[Code that draws figures]
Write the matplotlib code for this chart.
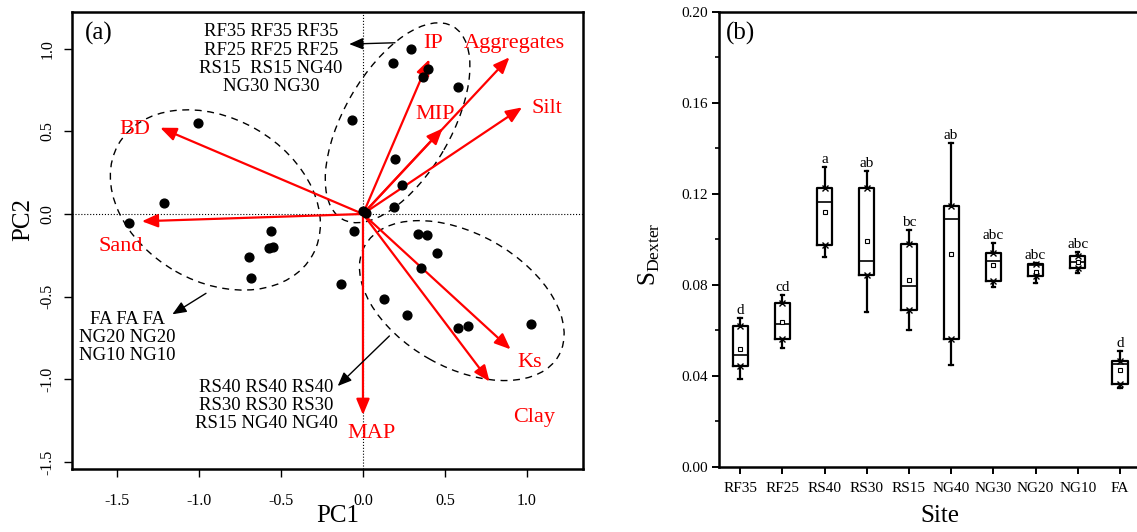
import matplotlib
matplotlib.use('Agg')
import matplotlib.pyplot as plt
from matplotlib.patches import Ellipse
from matplotlib.ticker import FormatStrFormatter, MultipleLocator

plt.rcParams['font.family'] = ['Liberation Serif', 'DejaVu Serif']
plt.rcParams['mathtext.fontset'] = 'custom'
plt.rcParams['mathtext.rm'] = 'Liberation Serif'
plt.rcParams['axes.unicode_minus'] = False

# ---- panel (a): PCA scores ----
pc1 = [0.291, 0.181, 0.398, 0.365, 0.579, -0.068, -1.006, 0.195, 0.240, 0.188,
       0.0, 0.016, -1.213, -1.429, -0.561, -0.570, -0.547, -0.696, -0.056, 0.333,
       0.391, 0.449, 0.356, -0.684, -0.135, 0.128, 0.268, 0.579, 0.642, 1.026]
pc2 = [0.996, 0.915, 0.877, 0.829, 0.768, 0.571, 0.550, 0.335, 0.175, 0.044,
       0.02, 0.004, 0.065, -0.052, -0.103, -0.208, -0.198, -0.262, -0.103, -0.123,
       -0.129, -0.238, -0.325, -0.389, -0.423, -0.514, -0.613, -0.688, -0.676, -0.664]

# loadings (arrow tips) and label anchors
var_names = ['BD', 'Sand', 'IP', 'Aggregates', 'MIP', 'Silt', 'MAP', 'Ks', 'Clay']
load_x = [-1.236, -1.348, 0.405, 0.893, 0.486, 0.970, 0.0, 0.900, 0.772]
load_y = [0.522, -0.044, 0.936, 0.948, 0.518, 0.645, -1.216, -0.819, -1.014]
lab_x = [-1.39, -1.48, 0.427, 0.925, 0.437, 1.12, 0.055, 1.017, 1.043]
lab_y = [0.482, -0.222, 1.006, 1.006, 0.573, 0.609, -1.357, -0.927, -1.256]

# group ellipses: centre x, centre y, width, height, angle
ell_cx = [-0.90, 0.211, 0.6025]
ell_cy = [0.085, 0.552, -0.524]
ell_w = [1.36, 1.347, 1.356]
ell_h = [0.99, 0.653, 0.809]
ell_ang = [-29.4, 59.8, -29.2]

# group annotation text, text anchor (top centre), arrow tail and head
grp_text = ['RF35 RF35 RF35\nRF25 RF25 RF25\nRS15  RS15 NG40\nNG30 NG30',
            'FA FA FA\nNG20 NG20\nNG10 NG10',
            'RS40 RS40 RS40\nRS30 RS30 RS30\nRS15 NG40 NG40']
grp_tx = [-0.56, -1.434, -0.59]
grp_ty = [1.154, -0.585, -0.996]
arr_from = [(0.195, 1.036), (-0.957, -0.480), (0.161, -0.738)]
arr_to = [(-0.084, 1.028), (-1.162, -0.607), (-0.154, -1.041)]

# ---- panel (b): S Dexter box plots ----
sites = ['RF35', 'RF25', 'RS40', 'RS30', 'RS15', 'NG40', 'NG30', 'NG20', 'NG10', 'FA']
q1 = [0.0445, 0.0564, 0.0976, 0.0844, 0.0690, 0.0561, 0.0818, 0.0840, 0.0874, 0.0363]
med = [0.0492, 0.0629, 0.1163, 0.0907, 0.0796, 0.1090, 0.0905, 0.0889, 0.0903, 0.0451]
q3 = [0.0621, 0.0721, 0.1228, 0.1228, 0.0980, 0.1149, 0.0942, 0.0892, 0.0927, 0.0467]
wlo = [0.0385, 0.0522, 0.0925, 0.0683, 0.0601, 0.0447, 0.0790, 0.0808, 0.0851, 0.0346]
whi = [0.0656, 0.0756, 0.1317, 0.1301, 0.1042, 0.1423, 0.0983, 0.0898, 0.0946, 0.0511]
mean = [0.0520, 0.0639, 0.1122, 0.0993, 0.0822, 0.0935, 0.0888, 0.0855, 0.0903, 0.0426]
letters = ['d', 'cd', 'a', 'ab', 'bc', 'ab', 'abc', 'abc', 'abc', 'd']

fig = plt.figure(figsize=(11.37, 5.32), dpi=100)

# ================= (a) =================
ax1 = fig.add_axes([0.0633, 0.1184, 0.4494, 0.8590])
ax1.set_xlim(-1.774, 1.341)
ax1.set_ylim(-1.543, 1.222)
ax1.axvline(0, color='black', ls=':', lw=0.8, zorder=1)
ax1.axhline(0, color='black', ls=':', lw=0.8, zorder=1)

for cx, cy, w, h, a in zip(ell_cx, ell_cy, ell_w, ell_h, ell_ang):
    ax1.add_patch(Ellipse((cx, cy), w, h, angle=a, fill=False, ec='black',
                          lw=1.0, ls=(0, (5, 4)), zorder=2))

for vx, vy in zip(load_x, load_y):
    ax1.annotate('', xy=(vx, vy), xytext=(0, 0),
                 arrowprops=dict(arrowstyle='-|>,head_length=0.6,head_width=0.25',
                                 color='red', lw=1.6, mutation_scale=16,
                                 shrinkA=0, shrinkB=0), zorder=3)
for name, lx, ly in zip(var_names, lab_x, lab_y):
    ax1.text(lx, ly, name, color='red', fontsize=16, ha='center', va='baseline')

ax1.scatter(pc1, pc2, s=40, color='black', zorder=4)

for t, tx, ty, a0, a1 in zip(grp_text, grp_tx, grp_ty, arr_from, arr_to):
    ax1.text(tx, ty, t, fontsize=13.5, ha='center', va='top', ma='center',
             linespacing=1.1)
    ax1.annotate('', xy=a1, xytext=a0,
                 arrowprops=dict(arrowstyle='-|>,head_length=0.6,head_width=0.25',
                                 color='black', lw=1.0, mutation_scale=14,
                                 shrinkA=0, shrinkB=0))

ax1.text(0.025, 0.978, '(a)', transform=ax1.transAxes, fontsize=18,
         ha='left', va='top')

ax1.set_xticks([-1.5, -1.0, -0.5, 0.0, 0.5, 1.0])
ax1.set_yticks([-1.5, -1.0, -0.5, 0.0, 0.5, 1.0])
ax1.xaxis.set_major_formatter(FormatStrFormatter('%.1f'))
ax1.yaxis.set_major_formatter(FormatStrFormatter('%.1f'))
ax1.tick_params(direction='out', length=6, width=1.0, labelsize=11.5)
ax1.tick_params(axis='x', pad=11)
ax1.tick_params(axis='y', pad=6, labelrotation=90)
for lab in ax1.get_yticklabels():
    lab.set_va('center')
for sp in ax1.spines.values():
    sp.set_linewidth(1.8)
ax1.set_xlabel('PC1', fontsize=18)
ax1.set_ylabel('PC2', fontsize=18)
ax1.xaxis.set_label_coords(0.52, -0.079)
ax1.yaxis.set_label_coords(-0.074, 0.545)

# ================= (b) =================
ax2 = fig.add_axes([0.6324, 0.1222, 0.3712, 0.8553])
stats = []
for i in range(len(sites)):
    stats.append(dict(med=med[i], q1=q1[i], q3=q3[i], whislo=wlo[i],
                      whishi=whi[i], mean=mean[i], fliers=[]))
pos = list(range(1, len(sites) + 1))
ax2.bxp(stats, positions=pos, widths=0.36, showmeans=True, showfliers=False,
        capwidths=0.08,
        boxprops=dict(color='black', lw=1.6),
        whiskerprops=dict(color='black', lw=1.6),
        capprops=dict(color='black', lw=1.6),
        medianprops=dict(color='black', lw=1.2),
        meanprops=dict(marker='s', markersize=3, markerfacecolor='white',
                       markeredgecolor='black', markeredgewidth=0.8))
ax2.plot(pos, q1, 'x', color='black', ms=4, mew=1.0)
ax2.plot(pos, q3, 'x', color='black', ms=4, mew=1.0)
for p, h, t in zip(pos, whi, letters):
    ax2.annotate(t, xy=(p, h), xytext=(0, 3), textcoords='offset points',
                 ha='center', va='baseline', fontsize=11)

ax2.set_xlim(0.5, 10.5)
ax2.set_ylim(0, 0.20)
ax2.set_xticks(pos)
ax2.set_xticklabels(sites)
ax2.yaxis.set_major_locator(MultipleLocator(0.04))
ax2.yaxis.set_minor_locator(MultipleLocator(0.02))
ax2.yaxis.set_major_formatter(FormatStrFormatter('%.2f'))
ax2.tick_params(direction='out', length=5, width=1.4, labelsize=11)
ax2.tick_params(axis='y', which='minor', direction='out', length=3, width=1.2)
ax2.tick_params(axis='x', pad=6)
ax2.tick_params(axis='y', pad=3)
for sp in ax2.spines.values():
    sp.set_linewidth(1.8)
ax2.text(0.017, 0.978, '(b)', transform=ax2.transAxes, fontsize=18,
         ha='left', va='top')
ax2.set_xlabel('Site', fontsize=18)
ax2.set_ylabel(r'$\mathrm{S}_{\mathrm{Dexter}}$', fontsize=18)
ax2.xaxis.set_label_coords(0.524, -0.084)
ax2.yaxis.set_label_coords(-0.135, 0.468)

fig.savefig('out.png', dpi=100)
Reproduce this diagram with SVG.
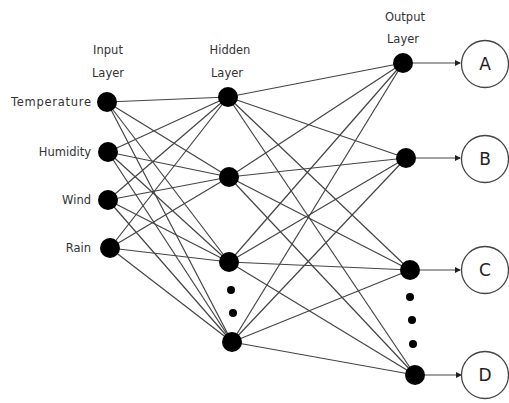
<svg xmlns="http://www.w3.org/2000/svg" width="509" height="403" viewBox="0 0 509 403">
<defs>
<style>
.lbl{font-family:"DejaVu Sans","Liberation Sans",sans-serif;font-size:11.5px;fill:#333}
.big{font-family:"DejaVu Sans","Liberation Sans",sans-serif;font-size:17px;fill:#222;text-anchor:middle}
.e line{stroke:#444;stroke-width:1.2}
.n{fill:#000}
.o{fill:#fff;stroke:#444;stroke-width:1.3}
.arr{stroke:#333;stroke-width:1.5;marker-end:url(#ah)}
</style>
<marker id="ah" markerWidth="6" markerHeight="6" refX="5" refY="3" orient="auto" markerUnits="userSpaceOnUse">
<path d="M0,0 L6,3 L0,6 Z" fill="#222"/>
</marker>
</defs>
<rect width="509" height="403" fill="#fff"/>
<g id="connectors" class="e">
<line x1="107" y1="102" x2="228" y2="97"/>
<line x1="107" y1="102" x2="229" y2="177"/>
<line x1="107" y1="102" x2="229" y2="262"/>
<line x1="107" y1="102" x2="232" y2="342"/>
<line x1="108" y1="152" x2="228" y2="97"/>
<line x1="108" y1="152" x2="229" y2="177"/>
<line x1="108" y1="152" x2="229" y2="262"/>
<line x1="108" y1="152" x2="232" y2="342"/>
<line x1="108" y1="200" x2="228" y2="97"/>
<line x1="108" y1="200" x2="229" y2="177"/>
<line x1="108" y1="200" x2="229" y2="262"/>
<line x1="108" y1="200" x2="232" y2="342"/>
<line x1="110" y1="248" x2="228" y2="97"/>
<line x1="110" y1="248" x2="229" y2="177"/>
<line x1="110" y1="248" x2="229" y2="262"/>
<line x1="110" y1="248" x2="232" y2="342"/>
<line x1="228" y1="97" x2="403" y2="63"/>
<line x1="228" y1="97" x2="406" y2="158"/>
<line x1="228" y1="97" x2="410" y2="270"/>
<line x1="228" y1="97" x2="415" y2="375"/>
<line x1="229" y1="177" x2="403" y2="63"/>
<line x1="229" y1="177" x2="406" y2="158"/>
<line x1="229" y1="177" x2="410" y2="270"/>
<line x1="229" y1="177" x2="415" y2="375"/>
<line x1="229" y1="262" x2="403" y2="63"/>
<line x1="229" y1="262" x2="406" y2="158"/>
<line x1="229" y1="262" x2="410" y2="270"/>
<line x1="229" y1="262" x2="415" y2="375"/>
<line x1="232" y1="342" x2="403" y2="63"/>
<line x1="232" y1="342" x2="406" y2="158"/>
<line x1="232" y1="342" x2="410" y2="270"/>
<line x1="232" y1="342" x2="415" y2="375"/>
<line class="arr" x1="413" y1="63" x2="460" y2="63"/>
<line class="arr" x1="416" y1="158" x2="460" y2="158"/>
<line class="arr" x1="420" y1="270" x2="460" y2="270"/>
<line class="arr" x1="425" y1="375" x2="461" y2="375"/>
</g>
<g id="labels">
<text class="lbl" x="108" y="54" text-anchor="middle">Input</text>
<text class="lbl" x="108" y="77" text-anchor="middle">Layer</text>
<text class="lbl" x="230" y="54" text-anchor="middle">Hidden</text>
<text class="lbl" x="227" y="77" text-anchor="middle">Layer</text>
<text class="lbl" x="405" y="21" text-anchor="middle">Output</text>
<text class="lbl" x="403" y="43" text-anchor="middle">Layer</text>
</g>
<g id="in-temperature"><circle class="n" cx="107" cy="102" r="10"/><text class="lbl" x="91" y="106" text-anchor="end" textLength="80">Temperature</text></g>
<g id="in-humidity"><circle class="n" cx="108" cy="152" r="10"/><text class="lbl" x="91" y="156" text-anchor="end">Humidity</text></g>
<g id="in-wind"><circle class="n" cx="108" cy="200" r="10"/><text class="lbl" x="91" y="204" text-anchor="end">Wind</text></g>
<g id="in-rain"><circle class="n" cx="110" cy="248" r="10"/><text class="lbl" x="91" y="252" text-anchor="end">Rain</text></g>
<g id="h1"><circle class="n" cx="228" cy="97" r="10"/></g>
<g id="h2"><circle class="n" cx="229" cy="177" r="10"/></g>
<g id="h3"><circle class="n" cx="229" cy="262" r="10"/></g>
<g id="h-dots"><circle class="n" cx="231" cy="290" r="4"/><circle class="n" cx="233" cy="313" r="4"/></g>
<g id="h4"><circle class="n" cx="232" cy="342" r="10"/></g>
<g id="o1"><circle class="n" cx="403" cy="63" r="10"/></g>
<g id="o2"><circle class="n" cx="406" cy="158" r="10"/></g>
<g id="o3"><circle class="n" cx="410" cy="270" r="10"/></g>
<g id="o-dots"><circle class="n" cx="410" cy="297" r="4"/><circle class="n" cx="412" cy="320" r="4"/><circle class="n" cx="413" cy="344" r="4"/></g>
<g id="o4"><circle class="n" cx="415" cy="375" r="10"/></g>
<g id="A"><circle class="o" cx="485" cy="64" r="23.5"/><text class="big" x="485" y="70">A</text></g>
<g id="B"><circle class="o" cx="485" cy="159" r="23.5"/><text class="big" x="485" y="165">B</text></g>
<g id="C"><circle class="o" cx="485" cy="270" r="23.5"/><text class="big" x="485" y="276">C</text></g>
<g id="D"><circle class="o" cx="485" cy="375" r="23.5"/><text class="big" x="485" y="381">D</text></g>
</svg>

Brief.
Please transcribe, word for word, every line from the first line of the records above through the line containing "from matplotlib.ticker import", and leave out any pictures.

Answer to the exercise.
Write the matplotlib code for this chart.
import matplotlib
matplotlib.use('Agg')
import matplotlib.pyplot as plt
from matplotlib.patches import Ellipse
from matplotlib.ticker import FormatStrFormatter, MultipleLocator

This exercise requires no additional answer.